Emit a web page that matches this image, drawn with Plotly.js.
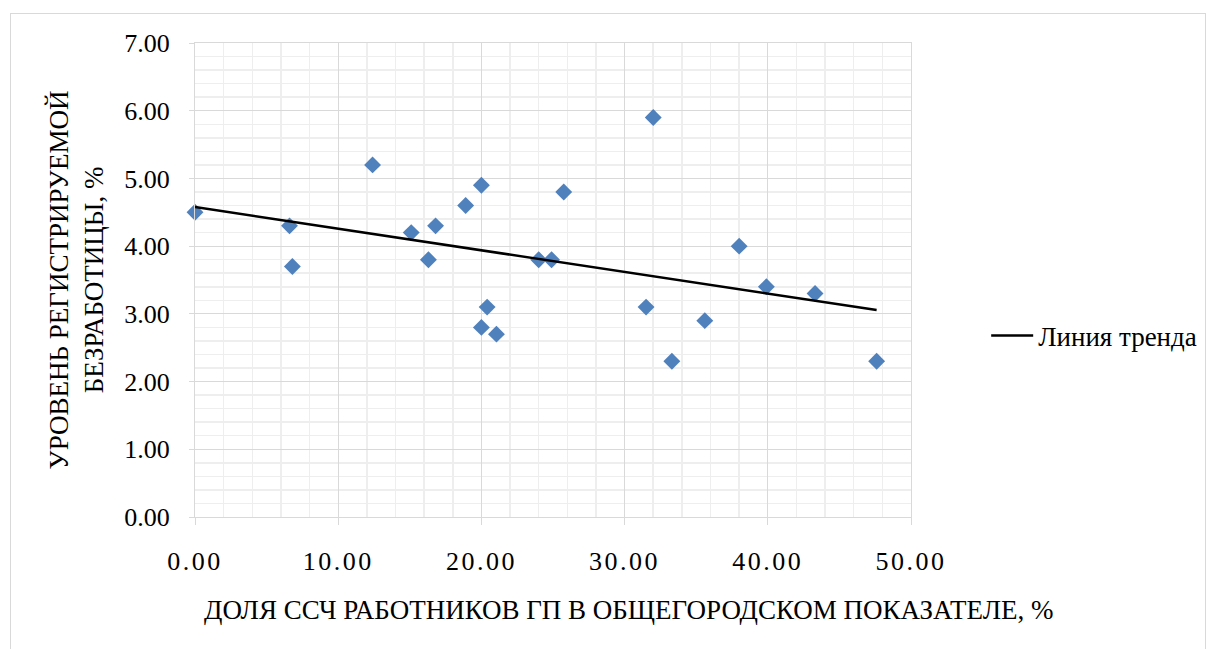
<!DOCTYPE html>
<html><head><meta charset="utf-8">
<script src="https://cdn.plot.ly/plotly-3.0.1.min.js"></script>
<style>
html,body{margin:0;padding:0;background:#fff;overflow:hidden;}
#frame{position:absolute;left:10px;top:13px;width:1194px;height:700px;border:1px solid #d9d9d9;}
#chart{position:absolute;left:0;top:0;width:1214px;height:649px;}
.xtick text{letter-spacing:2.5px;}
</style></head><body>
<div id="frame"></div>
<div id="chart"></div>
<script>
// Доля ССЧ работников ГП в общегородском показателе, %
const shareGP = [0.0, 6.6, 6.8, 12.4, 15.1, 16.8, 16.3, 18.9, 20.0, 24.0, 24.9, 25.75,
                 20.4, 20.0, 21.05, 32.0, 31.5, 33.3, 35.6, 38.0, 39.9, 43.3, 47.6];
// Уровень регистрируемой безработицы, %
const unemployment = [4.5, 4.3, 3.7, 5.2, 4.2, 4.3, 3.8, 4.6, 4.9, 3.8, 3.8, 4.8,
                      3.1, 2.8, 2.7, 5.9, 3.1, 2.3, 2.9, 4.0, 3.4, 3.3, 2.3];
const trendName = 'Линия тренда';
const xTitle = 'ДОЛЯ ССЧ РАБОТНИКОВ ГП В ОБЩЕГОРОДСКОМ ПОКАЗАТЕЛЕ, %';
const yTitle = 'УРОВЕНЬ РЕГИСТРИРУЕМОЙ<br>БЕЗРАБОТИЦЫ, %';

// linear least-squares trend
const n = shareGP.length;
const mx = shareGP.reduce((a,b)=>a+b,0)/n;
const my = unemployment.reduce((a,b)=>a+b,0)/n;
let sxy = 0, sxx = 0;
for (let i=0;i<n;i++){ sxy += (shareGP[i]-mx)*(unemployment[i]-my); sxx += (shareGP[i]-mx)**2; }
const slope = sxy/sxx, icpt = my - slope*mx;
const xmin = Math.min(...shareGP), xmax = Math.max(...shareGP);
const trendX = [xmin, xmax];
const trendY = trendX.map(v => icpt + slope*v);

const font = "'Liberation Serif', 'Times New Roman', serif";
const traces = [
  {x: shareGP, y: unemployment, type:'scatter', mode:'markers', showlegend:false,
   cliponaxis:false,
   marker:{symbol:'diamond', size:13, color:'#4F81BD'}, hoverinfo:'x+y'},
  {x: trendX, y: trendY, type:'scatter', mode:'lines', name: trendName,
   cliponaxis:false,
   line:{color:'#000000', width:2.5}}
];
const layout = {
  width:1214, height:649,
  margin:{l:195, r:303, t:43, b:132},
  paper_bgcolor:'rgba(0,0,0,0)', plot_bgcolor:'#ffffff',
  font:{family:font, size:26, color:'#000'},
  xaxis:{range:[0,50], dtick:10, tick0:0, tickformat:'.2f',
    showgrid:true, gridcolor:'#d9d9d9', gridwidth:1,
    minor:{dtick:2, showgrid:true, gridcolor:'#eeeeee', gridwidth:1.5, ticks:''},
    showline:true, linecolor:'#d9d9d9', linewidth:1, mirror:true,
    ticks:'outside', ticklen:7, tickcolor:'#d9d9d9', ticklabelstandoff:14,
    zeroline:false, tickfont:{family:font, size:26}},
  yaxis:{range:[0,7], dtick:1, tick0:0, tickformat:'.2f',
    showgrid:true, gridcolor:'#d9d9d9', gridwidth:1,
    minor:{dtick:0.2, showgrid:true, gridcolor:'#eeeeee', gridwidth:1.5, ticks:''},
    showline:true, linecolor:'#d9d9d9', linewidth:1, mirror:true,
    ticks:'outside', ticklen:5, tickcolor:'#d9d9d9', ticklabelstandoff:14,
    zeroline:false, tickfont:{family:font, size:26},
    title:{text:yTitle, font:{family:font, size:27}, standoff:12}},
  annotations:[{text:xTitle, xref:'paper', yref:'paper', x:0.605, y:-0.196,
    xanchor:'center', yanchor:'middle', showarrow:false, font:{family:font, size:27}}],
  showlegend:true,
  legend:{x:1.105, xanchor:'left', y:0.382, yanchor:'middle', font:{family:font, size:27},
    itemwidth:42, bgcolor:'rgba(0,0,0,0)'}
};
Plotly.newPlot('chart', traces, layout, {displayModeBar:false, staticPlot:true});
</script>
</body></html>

★ ★ ★ ★ ★ ★ ★

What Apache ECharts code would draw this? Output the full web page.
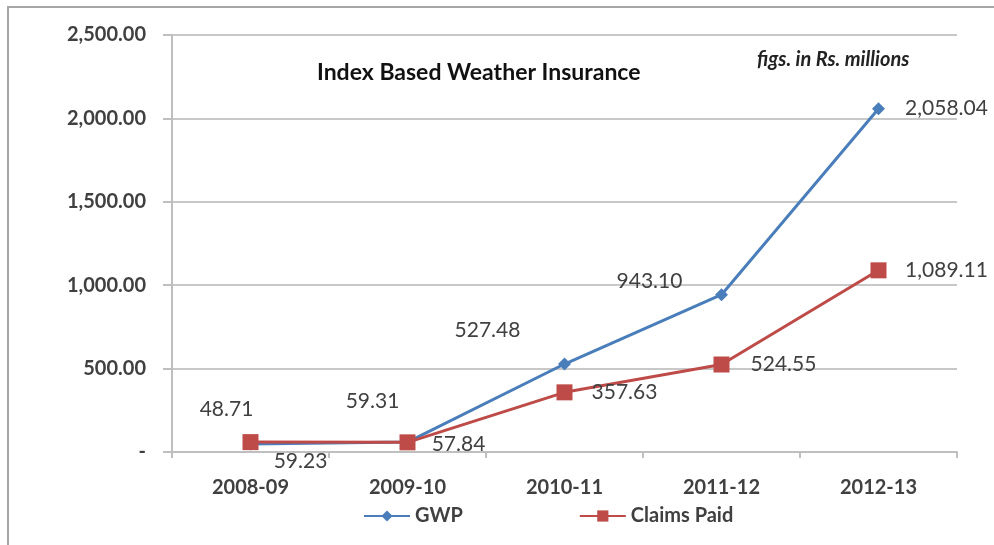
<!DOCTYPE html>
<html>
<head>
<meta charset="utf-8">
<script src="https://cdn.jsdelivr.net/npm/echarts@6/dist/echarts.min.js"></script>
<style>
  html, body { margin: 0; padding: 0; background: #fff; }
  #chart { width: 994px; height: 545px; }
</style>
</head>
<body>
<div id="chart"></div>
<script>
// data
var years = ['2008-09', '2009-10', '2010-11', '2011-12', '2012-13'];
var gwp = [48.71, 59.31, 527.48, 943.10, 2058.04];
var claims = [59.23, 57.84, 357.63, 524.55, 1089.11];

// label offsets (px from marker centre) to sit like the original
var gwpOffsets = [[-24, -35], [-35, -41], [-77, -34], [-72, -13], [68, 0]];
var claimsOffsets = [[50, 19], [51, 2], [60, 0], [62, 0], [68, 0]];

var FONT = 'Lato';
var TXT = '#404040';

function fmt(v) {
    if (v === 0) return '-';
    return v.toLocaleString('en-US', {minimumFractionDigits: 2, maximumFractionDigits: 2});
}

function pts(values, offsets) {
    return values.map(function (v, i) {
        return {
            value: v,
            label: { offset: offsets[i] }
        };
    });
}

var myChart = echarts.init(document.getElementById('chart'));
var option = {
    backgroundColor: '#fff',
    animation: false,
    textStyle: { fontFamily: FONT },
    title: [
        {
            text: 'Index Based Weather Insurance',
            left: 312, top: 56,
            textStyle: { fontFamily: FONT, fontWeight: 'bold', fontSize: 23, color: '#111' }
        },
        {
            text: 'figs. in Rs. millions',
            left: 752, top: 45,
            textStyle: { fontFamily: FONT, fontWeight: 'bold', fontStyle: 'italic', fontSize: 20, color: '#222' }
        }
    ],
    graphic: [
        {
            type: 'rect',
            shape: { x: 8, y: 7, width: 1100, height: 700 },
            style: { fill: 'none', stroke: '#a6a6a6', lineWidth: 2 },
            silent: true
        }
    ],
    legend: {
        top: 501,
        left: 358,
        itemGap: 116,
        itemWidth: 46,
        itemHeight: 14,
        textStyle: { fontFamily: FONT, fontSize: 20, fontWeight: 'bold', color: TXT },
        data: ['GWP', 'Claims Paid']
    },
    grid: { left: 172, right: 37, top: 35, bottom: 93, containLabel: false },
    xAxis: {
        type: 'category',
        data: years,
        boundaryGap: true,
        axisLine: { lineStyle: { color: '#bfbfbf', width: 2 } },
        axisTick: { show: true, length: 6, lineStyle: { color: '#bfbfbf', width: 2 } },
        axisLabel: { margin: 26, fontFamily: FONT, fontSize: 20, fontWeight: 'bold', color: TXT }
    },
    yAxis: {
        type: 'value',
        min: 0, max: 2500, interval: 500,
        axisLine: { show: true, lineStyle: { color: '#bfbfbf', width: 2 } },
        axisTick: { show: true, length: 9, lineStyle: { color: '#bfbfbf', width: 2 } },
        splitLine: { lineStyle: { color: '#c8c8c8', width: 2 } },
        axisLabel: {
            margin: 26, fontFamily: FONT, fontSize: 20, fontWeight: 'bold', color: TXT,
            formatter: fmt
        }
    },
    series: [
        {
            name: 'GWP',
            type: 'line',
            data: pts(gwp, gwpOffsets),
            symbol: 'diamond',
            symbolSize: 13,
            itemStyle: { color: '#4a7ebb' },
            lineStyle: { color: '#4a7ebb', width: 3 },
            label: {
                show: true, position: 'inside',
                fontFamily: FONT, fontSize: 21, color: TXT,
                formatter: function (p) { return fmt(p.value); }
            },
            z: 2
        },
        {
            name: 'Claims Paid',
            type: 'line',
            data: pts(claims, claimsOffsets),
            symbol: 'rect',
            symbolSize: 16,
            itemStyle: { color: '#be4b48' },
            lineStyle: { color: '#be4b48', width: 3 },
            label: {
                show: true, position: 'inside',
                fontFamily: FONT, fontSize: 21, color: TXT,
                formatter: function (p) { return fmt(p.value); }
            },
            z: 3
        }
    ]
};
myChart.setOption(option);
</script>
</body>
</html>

★ ★ ★ ★ ★ ★ ★

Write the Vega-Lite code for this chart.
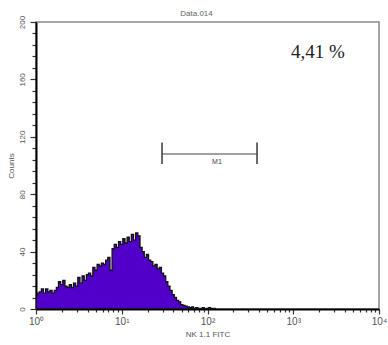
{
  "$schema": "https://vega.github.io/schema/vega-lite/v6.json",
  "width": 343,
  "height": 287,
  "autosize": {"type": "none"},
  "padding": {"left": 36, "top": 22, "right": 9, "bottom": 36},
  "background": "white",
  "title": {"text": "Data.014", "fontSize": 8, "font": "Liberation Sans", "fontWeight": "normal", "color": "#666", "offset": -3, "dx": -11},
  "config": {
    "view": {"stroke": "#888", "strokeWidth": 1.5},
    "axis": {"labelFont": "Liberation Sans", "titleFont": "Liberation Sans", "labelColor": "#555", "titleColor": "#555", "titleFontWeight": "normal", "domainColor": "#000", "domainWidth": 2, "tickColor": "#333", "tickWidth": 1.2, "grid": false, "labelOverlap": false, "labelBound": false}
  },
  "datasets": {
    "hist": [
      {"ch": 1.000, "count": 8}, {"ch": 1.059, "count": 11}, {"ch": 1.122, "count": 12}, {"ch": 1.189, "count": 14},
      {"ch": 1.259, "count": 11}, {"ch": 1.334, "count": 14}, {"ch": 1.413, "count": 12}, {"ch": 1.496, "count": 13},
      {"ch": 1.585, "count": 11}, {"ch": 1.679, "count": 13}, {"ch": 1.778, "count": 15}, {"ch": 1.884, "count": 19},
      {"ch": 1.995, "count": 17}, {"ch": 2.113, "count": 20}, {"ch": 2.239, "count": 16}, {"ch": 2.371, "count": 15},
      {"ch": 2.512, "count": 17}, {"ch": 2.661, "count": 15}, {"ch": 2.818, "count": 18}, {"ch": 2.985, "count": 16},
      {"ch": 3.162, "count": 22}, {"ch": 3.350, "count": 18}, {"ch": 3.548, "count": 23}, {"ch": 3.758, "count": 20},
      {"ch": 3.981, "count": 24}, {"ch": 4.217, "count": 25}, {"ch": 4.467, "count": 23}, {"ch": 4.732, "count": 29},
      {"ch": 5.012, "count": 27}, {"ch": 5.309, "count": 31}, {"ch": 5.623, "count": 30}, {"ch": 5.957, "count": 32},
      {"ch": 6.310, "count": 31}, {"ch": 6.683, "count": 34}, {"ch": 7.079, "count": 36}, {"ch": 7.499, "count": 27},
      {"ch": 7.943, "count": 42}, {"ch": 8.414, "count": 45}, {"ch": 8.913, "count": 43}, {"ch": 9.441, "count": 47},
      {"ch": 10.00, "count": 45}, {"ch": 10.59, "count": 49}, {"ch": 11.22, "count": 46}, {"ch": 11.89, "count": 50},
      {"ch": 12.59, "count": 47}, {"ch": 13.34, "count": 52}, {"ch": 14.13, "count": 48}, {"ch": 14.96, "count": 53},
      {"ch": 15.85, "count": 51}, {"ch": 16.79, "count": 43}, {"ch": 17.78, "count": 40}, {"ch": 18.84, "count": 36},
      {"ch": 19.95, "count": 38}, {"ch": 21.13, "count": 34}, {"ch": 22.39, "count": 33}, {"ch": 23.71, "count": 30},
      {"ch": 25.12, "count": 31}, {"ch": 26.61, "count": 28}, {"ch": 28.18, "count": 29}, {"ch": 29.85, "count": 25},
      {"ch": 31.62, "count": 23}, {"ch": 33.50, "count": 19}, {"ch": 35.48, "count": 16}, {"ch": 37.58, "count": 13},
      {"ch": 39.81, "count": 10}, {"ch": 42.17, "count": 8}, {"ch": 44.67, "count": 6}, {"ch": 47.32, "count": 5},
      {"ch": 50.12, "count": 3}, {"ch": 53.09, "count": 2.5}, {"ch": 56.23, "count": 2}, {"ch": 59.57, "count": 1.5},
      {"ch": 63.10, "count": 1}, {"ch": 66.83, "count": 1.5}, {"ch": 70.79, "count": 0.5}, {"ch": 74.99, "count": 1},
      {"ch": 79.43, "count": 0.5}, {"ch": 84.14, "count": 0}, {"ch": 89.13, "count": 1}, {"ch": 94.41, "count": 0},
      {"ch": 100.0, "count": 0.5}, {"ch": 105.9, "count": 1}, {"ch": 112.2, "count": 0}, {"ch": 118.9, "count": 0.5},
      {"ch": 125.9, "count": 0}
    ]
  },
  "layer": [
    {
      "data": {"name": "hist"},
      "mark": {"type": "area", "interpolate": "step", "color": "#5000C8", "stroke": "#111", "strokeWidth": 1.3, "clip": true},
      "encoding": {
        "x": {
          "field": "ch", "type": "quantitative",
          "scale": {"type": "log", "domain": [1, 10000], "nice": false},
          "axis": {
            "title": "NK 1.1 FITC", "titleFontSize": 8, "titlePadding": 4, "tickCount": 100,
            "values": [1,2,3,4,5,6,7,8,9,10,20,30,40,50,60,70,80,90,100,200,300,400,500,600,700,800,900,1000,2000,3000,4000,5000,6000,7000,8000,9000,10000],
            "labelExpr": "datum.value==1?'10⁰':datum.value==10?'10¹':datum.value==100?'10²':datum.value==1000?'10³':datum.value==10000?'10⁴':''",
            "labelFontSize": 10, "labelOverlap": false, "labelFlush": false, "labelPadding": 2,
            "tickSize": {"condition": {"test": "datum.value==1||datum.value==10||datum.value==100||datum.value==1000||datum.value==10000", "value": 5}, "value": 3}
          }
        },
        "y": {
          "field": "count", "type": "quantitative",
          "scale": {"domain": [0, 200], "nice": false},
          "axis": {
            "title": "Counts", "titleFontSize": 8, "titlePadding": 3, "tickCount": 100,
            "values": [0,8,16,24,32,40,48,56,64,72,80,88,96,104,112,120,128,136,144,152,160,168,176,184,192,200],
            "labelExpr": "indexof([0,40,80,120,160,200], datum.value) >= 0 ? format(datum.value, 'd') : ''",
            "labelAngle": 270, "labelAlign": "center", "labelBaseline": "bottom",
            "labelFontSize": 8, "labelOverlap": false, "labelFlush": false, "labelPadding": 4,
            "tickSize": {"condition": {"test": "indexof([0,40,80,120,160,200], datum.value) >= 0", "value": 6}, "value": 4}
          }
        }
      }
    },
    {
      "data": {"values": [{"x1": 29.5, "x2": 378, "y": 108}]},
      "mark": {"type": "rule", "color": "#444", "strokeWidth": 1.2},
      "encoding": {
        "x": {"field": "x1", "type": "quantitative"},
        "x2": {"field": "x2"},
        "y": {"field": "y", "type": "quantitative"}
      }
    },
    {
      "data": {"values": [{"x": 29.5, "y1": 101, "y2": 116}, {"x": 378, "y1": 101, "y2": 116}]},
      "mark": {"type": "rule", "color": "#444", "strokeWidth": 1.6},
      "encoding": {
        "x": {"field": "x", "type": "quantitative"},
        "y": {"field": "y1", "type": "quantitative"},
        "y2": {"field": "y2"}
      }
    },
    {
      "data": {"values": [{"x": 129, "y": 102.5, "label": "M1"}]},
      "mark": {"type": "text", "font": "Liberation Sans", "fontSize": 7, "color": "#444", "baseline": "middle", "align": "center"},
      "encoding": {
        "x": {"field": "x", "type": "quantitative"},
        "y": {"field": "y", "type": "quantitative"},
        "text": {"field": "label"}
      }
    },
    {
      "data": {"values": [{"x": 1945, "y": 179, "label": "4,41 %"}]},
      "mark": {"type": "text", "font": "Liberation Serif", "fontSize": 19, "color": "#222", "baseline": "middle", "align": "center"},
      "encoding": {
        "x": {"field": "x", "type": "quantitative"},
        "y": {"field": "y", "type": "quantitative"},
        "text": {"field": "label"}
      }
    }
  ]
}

★ ★ ★ ★ ★ ★ ★

**Aim**:
The lines you need run from the one containing "Emit a web page" down to the one containing "const yTitle = 'УРОВЕНЬ"; print them exactly, both ends included, and leave out pictures.

**Answer to this problem**:
Emit a web page that matches this image, drawn with Plotly.js.
<!DOCTYPE html>
<html><head><meta charset="utf-8">
<script src="https://cdn.plot.ly/plotly-3.0.1.min.js"></script>
<style>
html,body{margin:0;padding:0;background:#fff;overflow:hidden;}
#frame{position:absolute;left:10px;top:13px;width:1194px;height:700px;border:1px solid #d9d9d9;}
#chart{position:absolute;left:0;top:0;width:1214px;height:649px;}
.xtick text{letter-spacing:2.5px;}
</style></head><body>
<div id="frame"></div>
<div id="chart"></div>
<script>
// Доля ССЧ работников ГП в общегородском показателе, %
const shareGP = [0.0, 6.6, 6.8, 12.4, 15.1, 16.8, 16.3, 18.9, 20.0, 24.0, 24.9, 25.75,
                 20.4, 20.0, 21.05, 32.0, 31.5, 33.3, 35.6, 38.0, 39.9, 43.3, 47.6];
// Уровень регистрируемой безработицы, %
const unemployment = [4.5, 4.3, 3.7, 5.2, 4.2, 4.3, 3.8, 4.6, 4.9, 3.8, 3.8, 4.8,
                      3.1, 2.8, 2.7, 5.9, 3.1, 2.3, 2.9, 4.0, 3.4, 3.3, 2.3];
const trendName = 'Линия тренда';
const xTitle = 'ДОЛЯ ССЧ РАБОТНИКОВ ГП В ОБЩЕГОРОДСКОМ ПОКАЗАТЕЛЕ, %';
const yTitle = 'УРОВЕНЬ РЕГИСТРИРУЕМОЙ<br>БЕЗРАБОТИЦЫ, %';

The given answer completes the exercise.